Start and end lessons on time consistently. This professionalism sets you apart and respects everyone's schedule. It also helps you maintain energy across multiple lessons per day.
Specialize in specific areas as you develop. General music theory tutoring faces stiff competition. Specializing in jazz theory, AP Theory exam prep, music production theory, or another niche can command higher rates and attract specific students.
Ask for reviews and testimonials from satisfied students. Social proof matters significantly when potential students evaluate tutors. Make it easy by sending a direct link and suggesting what they might mention.
Stay organized with student notes. After each lesson, write quick notes about what you covered, where the student struggled, and what to focus on next. This makes picking up the next session seamless.
Offer package deals to encourage commitment. Students buying 5 or 10 lessons upfront provide income stability and are more likely to follow through with regular practice.
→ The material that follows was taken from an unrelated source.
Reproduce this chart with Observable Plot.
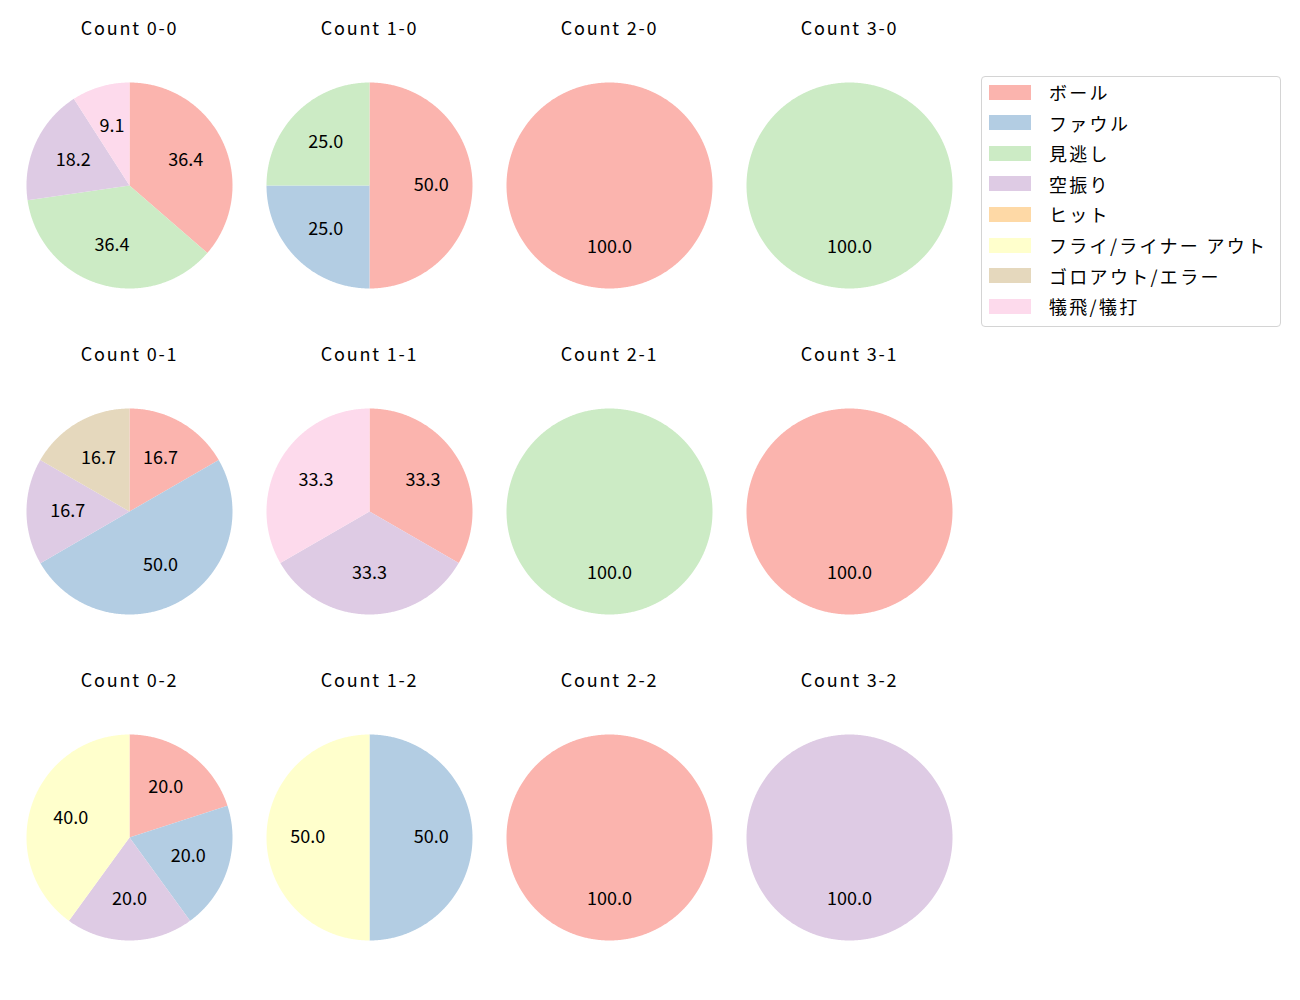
<!DOCTYPE html>
<html><head><meta charset="utf-8">
<script src="https://cdn.jsdelivr.net/npm/d3@7"></script>
<script src="https://cdn.jsdelivr.net/npm/@observablehq/plot@0.6"></script>
<style>
body{margin:0;background:#fff;font-family:"Noto Sans CJK JP","Noto Sans",sans-serif;}
#wrap{position:relative;width:1300px;height:1000px;overflow:hidden}
#legend{position:absolute;left:981px;top:76px;width:300px;height:251px;border:1px solid #d4d4d4;border-radius:4px;background:rgba(255,255,255,0.8);box-sizing:border-box}
.lrow{position:absolute;left:0;height:30px;line-height:30px;font-size:18px;letter-spacing:2.3px;color:#000;white-space:nowrap}
.lsw{position:absolute;left:7px;top:7.5px;width:42px;height:15px}
.ltx{position:absolute;left:67px;top:0}
</style></head>
<body><div id="wrap"><div id="chart"></div><div id="legend"></div></div>
<script>
// categories, colours (Pastel1) and per-count shares (%) in category order
const categories = ["ボール","ファウル","見逃し","空振り","ヒット","フライ/ライナー アウト","ゴロアウト/エラー","犠飛/犠打"];
const colors = ["#fbb4ae","#b3cde3","#ccebc5","#decbe4","#fed9a6","#ffffcc","#e5d8bd","#fddaec"];
const counts = ["0-0","1-0","2-0","3-0","0-1","1-1","2-1","3-1","0-2","1-2","2-2","3-2"];
const share00 = [36.4, 0, 36.4, 18.2, 0, 0, 0, 9.1];
const share10 = [50.0, 25.0, 25.0, 0, 0, 0, 0, 0];
const share20 = [100.0, 0, 0, 0, 0, 0, 0, 0];
const share30 = [0, 0, 100.0, 0, 0, 0, 0, 0];
const share01 = [16.7, 50.0, 0, 16.7, 0, 0, 16.7, 0];
const share11 = [33.3, 0, 0, 33.3, 0, 0, 0, 33.3];
const share21 = [0, 0, 100.0, 0, 0, 0, 0, 0];
const share31 = [100.0, 0, 0, 0, 0, 0, 0, 0];
const share02 = [20.0, 20.0, 0, 20.0, 0, 40.0, 0, 0];
const share12 = [0, 50.0, 0, 0, 0, 50.0, 0, 0];
const share22 = [100.0, 0, 0, 0, 0, 0, 0, 0];
const share32 = [0, 0, 0, 100.0, 0, 0, 0, 0];
const shares = [share00, share10, share20, share30, share01, share11, share21, share31, share02, share12, share22, share32];

const R = 103; // pie radius in px
const W = 120 / R, H = 163 / R;

const points = [], labels = [], titles = [];
counts.forEach((c, ci) => {
  const [b, s] = c.split("-").map(Number);
  titles.push({b, s, text: "Count " + c});
  const vals = shares[ci];
  const total = d3.sum(vals);
  let a = 0;
  vals.forEach((v, k) => {
    if (!v) return;
    const a0 = a, a1 = a + v / total * 2 * Math.PI; a = a1;
    const id = c + "|" + k, cat = categories[k];
    const n = Math.max(2, Math.ceil((a1 - a0) / (Math.PI / 360)));
    const full = a1 - a0 > 2 * Math.PI - 1e-6;
    if (!full) points.push({id, b, s, cat, x: 0, y: 0});
    for (let i = 0; i <= n; i++) {
      const t = a0 + (a1 - a0) * i / n;
      points.push({id, b, s, cat, x: Math.sin(t), y: Math.cos(t)});
    }
    const m = (a0 + a1) / 2;
    labels.push({b, s, x: 0.6 * Math.sin(m), y: 0.6 * Math.cos(m), text: v.toFixed(1)});
  });
});

const chart = Plot.plot({
  width: 1300, height: 1000,
  marginLeft: 9, marginRight: 331, marginTop: 22, marginBottom: 0,
  x: {domain: [-W, W], axis: null},
  y: {domain: [-H, H], axis: null},
  fx: {domain: [0, 1, 2, 3], axis: null, padding: 0, round: false},
  fy: {domain: [0, 1, 2], axis: null, padding: 0, round: false},
  color: {domain: categories, range: colors},
  style: {fontFamily: '"Noto Sans CJK JP","Noto Sans",sans-serif', background: "white", color: "black"},
  marks: [
    Plot.line(points, {x: "x", y: "y", z: "id", fx: "b", fy: "s", fill: "cat", stroke: "none", curve: "linear"}),
    Plot.text(labels, {x: "x", y: "y", fx: "b", fy: "s", text: "text", fontSize: 18, fill: "black"}),
    Plot.text(titles, {fx: "b", fy: "s", text: "text", frameAnchor: "top", lineAnchor: "middle", dy: 7, fontSize: 18, fill: "black", style: "letter-spacing:1.8px"})
  ]
});
chart.querySelectorAll("text").forEach(t => { if (/^Count/.test(t.textContent)) t.style.letterSpacing = "1.8px"; });
document.getElementById("chart").appendChild(chart);

const legend = document.getElementById("legend");
categories.forEach((c, i) => {
  const row = document.createElement("div");
  row.className = "lrow";
  row.style.top = (0 + i * 30.6) + "px";
  row.innerHTML = `<div class="lsw" style="background:${colors[i]}"></div><div class="ltx">${c}</div>`;
  legend.appendChild(row);
});
</script></body></html>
Connect theory to music students actually care about. Analyzing a pop song's chord progression or a video game soundtrack engages students more than only using classical examples.
Learning Timeline Reality
If you already have strong music theory knowledge, learning to teach it effectively online typically takes 3-6 months with regular practice. This involves teaching your first students, developing materials, refining explanations, and becoming comfortable with the technology.
Expect the first 10-20 lessons to feel awkward as you figure out pacing, how to read student comprehension through a screen, and which teaching methods work best for you. This is normal.
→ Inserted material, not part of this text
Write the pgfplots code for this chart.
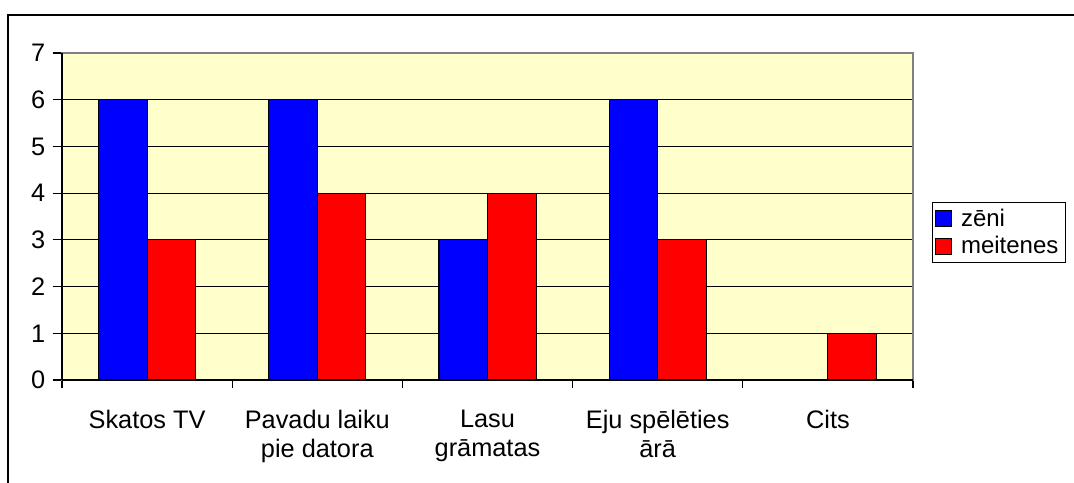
\documentclass[border=0pt]{standalone}
\usepackage{pgfplots}
\pgfplotsset{compat=1.18}
\usepackage{fontspec}
\setmainfont{Liberation Sans}
\definecolor{plotbg}{RGB}{255,255,204}
\definecolor{zblue}{RGB}{0,0,255}
\definecolor{mred}{RGB}{255,0,0}
\begin{document}
\begin{tikzpicture}
\path[use as bounding box] (0,0) rectangle (805.5pt,361.5pt);
\draw[line width=1.1pt] (6pt,-2pt) -- (6pt,350.25pt) -- (808pt,350.25pt);
\begin{axis}[
  at={(46.5pt,76.5pt)}, anchor=south west,
  scale only axis,
  width=638.25pt, height=245.25pt,
  xmin=-0.5, xmax=4.5, ymin=0, ymax=7,
  ybar=0pt, bar width=36.4pt,
  axis background/.style={fill=plotbg},
  axis line style={draw=gray, line width=1pt},
  axis x line*=box, axis y line*=box,
  ytick={0,...,7},
  ymajorgrids, major grid style={black, line width=0.8pt},
  xtick={0,...,4},
  xticklabels={Skatos TV, {Pavadu laiku\\pie datora}, {Lasu\\grāmatas}, {Eju spēlēties\\ārā}, Cits},
  xticklabel style={align=center, font=\fontsize{19}{22}\selectfont, yshift=-12pt},
  yticklabel style={font=\fontsize{19}{22}\selectfont, xshift=-2pt},
  /pgf/number format/assume math mode=true,
  major x tick style={draw=none},
  minor xtick={-0.5,0.5,...,4.5},
  minor x tick style={black, line width=0.8pt},
  minor tick length=6pt,
  major tick length=7pt,
  tick align=outside,
  ytick style={black, line width=0.8pt},
  xtick pos=bottom, ytick pos=left,
  legend style={at={(1.0223,0.545)}, anchor=north west, draw=black, line width=0.6pt, font=\fontsize{18}{20}\selectfont, row sep=2pt, inner xsep=2pt, inner ysep=3pt,
    nodes={inner xsep=3pt}},
  legend cell align=left,
  legend image code/.code={\draw[#1, draw=black, line width=0.5pt] (2pt,-6pt) rectangle (14pt,6pt);},
  clip=false,
]
\addplot[fill=zblue, draw=black, line width=0.8pt] coordinates {(0,6) (1,6) (2,3) (3,6) (4,0)};
\addplot[fill=mred, draw=black, line width=0.8pt] coordinates {(0,3) (1,4) (2,4) (3,3) (4,1)};
\legend{\hspace{4pt}zēni, \hspace{4pt}meitenes}
\draw[black, line width=1pt] (rel axis cs:0,0) -- (rel axis cs:0,1);
\draw[black, line width=1pt] (rel axis cs:0,0) -- (rel axis cs:1,0);
\end{axis}
\end{tikzpicture}
\end{document}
If you're still building your theory knowledge, that's a longer timeline. Moving from basic understanding to teaching-level competence generally takes 1-2 years of dedicated study, assuming you're spending 5-10 hours per week on learning. You can't effectively teach concepts you don't deeply understand yourself.
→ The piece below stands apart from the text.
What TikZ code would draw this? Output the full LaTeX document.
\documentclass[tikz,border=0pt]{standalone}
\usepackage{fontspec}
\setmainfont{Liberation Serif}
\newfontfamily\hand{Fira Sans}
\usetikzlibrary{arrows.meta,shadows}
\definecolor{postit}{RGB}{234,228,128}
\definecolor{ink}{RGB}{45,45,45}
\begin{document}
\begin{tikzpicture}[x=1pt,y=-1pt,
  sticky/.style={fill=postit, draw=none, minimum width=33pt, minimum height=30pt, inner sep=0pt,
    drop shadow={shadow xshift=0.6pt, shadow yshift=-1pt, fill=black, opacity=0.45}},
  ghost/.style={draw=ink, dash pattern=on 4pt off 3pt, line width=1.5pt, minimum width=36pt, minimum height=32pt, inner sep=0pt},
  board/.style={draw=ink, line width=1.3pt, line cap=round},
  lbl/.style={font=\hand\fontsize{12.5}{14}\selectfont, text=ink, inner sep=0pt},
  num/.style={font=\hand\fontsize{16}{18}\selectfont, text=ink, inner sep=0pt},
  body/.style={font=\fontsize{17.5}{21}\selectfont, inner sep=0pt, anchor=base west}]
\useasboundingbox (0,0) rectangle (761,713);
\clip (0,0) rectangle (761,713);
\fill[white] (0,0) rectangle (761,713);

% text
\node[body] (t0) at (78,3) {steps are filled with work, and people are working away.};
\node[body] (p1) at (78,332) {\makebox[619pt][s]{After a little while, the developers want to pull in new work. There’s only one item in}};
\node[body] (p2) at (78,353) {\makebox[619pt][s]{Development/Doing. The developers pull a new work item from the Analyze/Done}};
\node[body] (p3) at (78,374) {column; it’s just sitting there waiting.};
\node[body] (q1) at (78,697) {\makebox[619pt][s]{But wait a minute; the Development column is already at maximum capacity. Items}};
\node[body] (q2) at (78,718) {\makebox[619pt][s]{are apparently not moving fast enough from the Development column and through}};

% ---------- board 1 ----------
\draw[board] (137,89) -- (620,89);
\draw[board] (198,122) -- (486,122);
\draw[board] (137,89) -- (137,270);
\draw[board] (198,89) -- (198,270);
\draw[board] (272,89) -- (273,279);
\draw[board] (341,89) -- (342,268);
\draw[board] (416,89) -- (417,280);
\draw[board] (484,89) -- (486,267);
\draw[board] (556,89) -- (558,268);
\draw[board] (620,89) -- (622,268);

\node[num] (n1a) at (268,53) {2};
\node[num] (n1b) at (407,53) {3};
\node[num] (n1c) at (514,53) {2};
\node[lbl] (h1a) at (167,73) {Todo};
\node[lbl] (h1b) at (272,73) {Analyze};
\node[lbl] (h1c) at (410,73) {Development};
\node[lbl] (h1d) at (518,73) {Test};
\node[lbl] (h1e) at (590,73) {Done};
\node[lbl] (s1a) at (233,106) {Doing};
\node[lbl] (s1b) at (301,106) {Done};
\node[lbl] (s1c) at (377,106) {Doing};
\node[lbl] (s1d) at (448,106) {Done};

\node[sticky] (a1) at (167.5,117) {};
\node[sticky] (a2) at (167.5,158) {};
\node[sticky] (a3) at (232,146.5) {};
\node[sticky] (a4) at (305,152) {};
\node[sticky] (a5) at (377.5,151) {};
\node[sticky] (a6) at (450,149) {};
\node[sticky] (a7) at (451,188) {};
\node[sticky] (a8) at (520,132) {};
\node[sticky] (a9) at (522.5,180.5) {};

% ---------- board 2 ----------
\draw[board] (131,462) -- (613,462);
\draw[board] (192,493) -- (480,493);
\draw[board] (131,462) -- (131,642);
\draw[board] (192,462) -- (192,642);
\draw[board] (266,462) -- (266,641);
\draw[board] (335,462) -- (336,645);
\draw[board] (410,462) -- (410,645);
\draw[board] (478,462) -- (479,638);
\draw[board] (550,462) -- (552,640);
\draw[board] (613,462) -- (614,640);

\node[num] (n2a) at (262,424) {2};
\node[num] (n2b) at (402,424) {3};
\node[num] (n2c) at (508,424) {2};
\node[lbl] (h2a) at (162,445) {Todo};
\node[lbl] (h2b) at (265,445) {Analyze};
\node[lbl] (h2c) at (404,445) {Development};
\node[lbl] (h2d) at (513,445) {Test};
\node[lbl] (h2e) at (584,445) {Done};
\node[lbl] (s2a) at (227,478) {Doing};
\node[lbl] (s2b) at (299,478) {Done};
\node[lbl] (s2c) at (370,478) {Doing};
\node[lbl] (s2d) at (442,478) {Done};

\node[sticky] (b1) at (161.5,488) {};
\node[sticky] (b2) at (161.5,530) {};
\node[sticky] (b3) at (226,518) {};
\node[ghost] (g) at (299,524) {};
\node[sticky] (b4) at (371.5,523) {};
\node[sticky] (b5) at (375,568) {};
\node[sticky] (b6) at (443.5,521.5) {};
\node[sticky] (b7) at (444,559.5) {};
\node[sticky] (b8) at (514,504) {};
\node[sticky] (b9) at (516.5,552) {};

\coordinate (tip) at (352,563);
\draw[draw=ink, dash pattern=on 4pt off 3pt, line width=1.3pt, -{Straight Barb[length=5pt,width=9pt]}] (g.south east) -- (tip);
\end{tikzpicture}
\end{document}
Building a full student base usually takes 6-12 months of consistent marketing and delivering quality lessons. The first students are hardest to get. As you accumulate reviews and referrals, student acquisition becomes easier.
Technical proficiency with notation software might take 1-3 months to develop if you're starting fresh. You don't need to know every feature, just the core functions you'll use regularly in lessons.
Is This For You
This works well if you genuinely enjoy helping people understand concepts and have patience for the "aha moments" that come at different speeds for different students. Teaching requires different satisfaction than performing or creating music yourself.
Consider this if you already have music theory knowledge you're not currently monetizing. It's a way to generate income from existing skills without massive additional training.
The flexible scheduling appeals to people balancing other commitments like performance work, composition, parenting, or another job. You can teach around your availability, though you do need consistency.
This suits people comfortable with technology and self-directed work. You'll troubleshoot tech issues, learn new software, and manage your own business without direct supervision.
Skip this if you lack patience for repetition. You'll explain the same concepts many times to different students. Some tutors find this tedious rather than rewarding.
It's probably not ideal if you need immediate income stability. Building a student base takes time, and income fluctuates as students come and go. Having other income sources while establishing yourself makes the process less stressful.
If you prefer in-person interaction and find online communication draining, this might not suit you well. Online teaching has a different energy than face-to-face lessons.
You'll need solid theory knowledge before starting. If you're still learning basics yourself, focus on that first before trying to teach others. Teaching from slightly ahead of your students creates problems for everyone.
The administrative aspects (scheduling, invoicing, marketing) might not appeal to you. If you only want to teach without handling business tasks, working for an established music school (even remotely) might suit better than independent tutoring.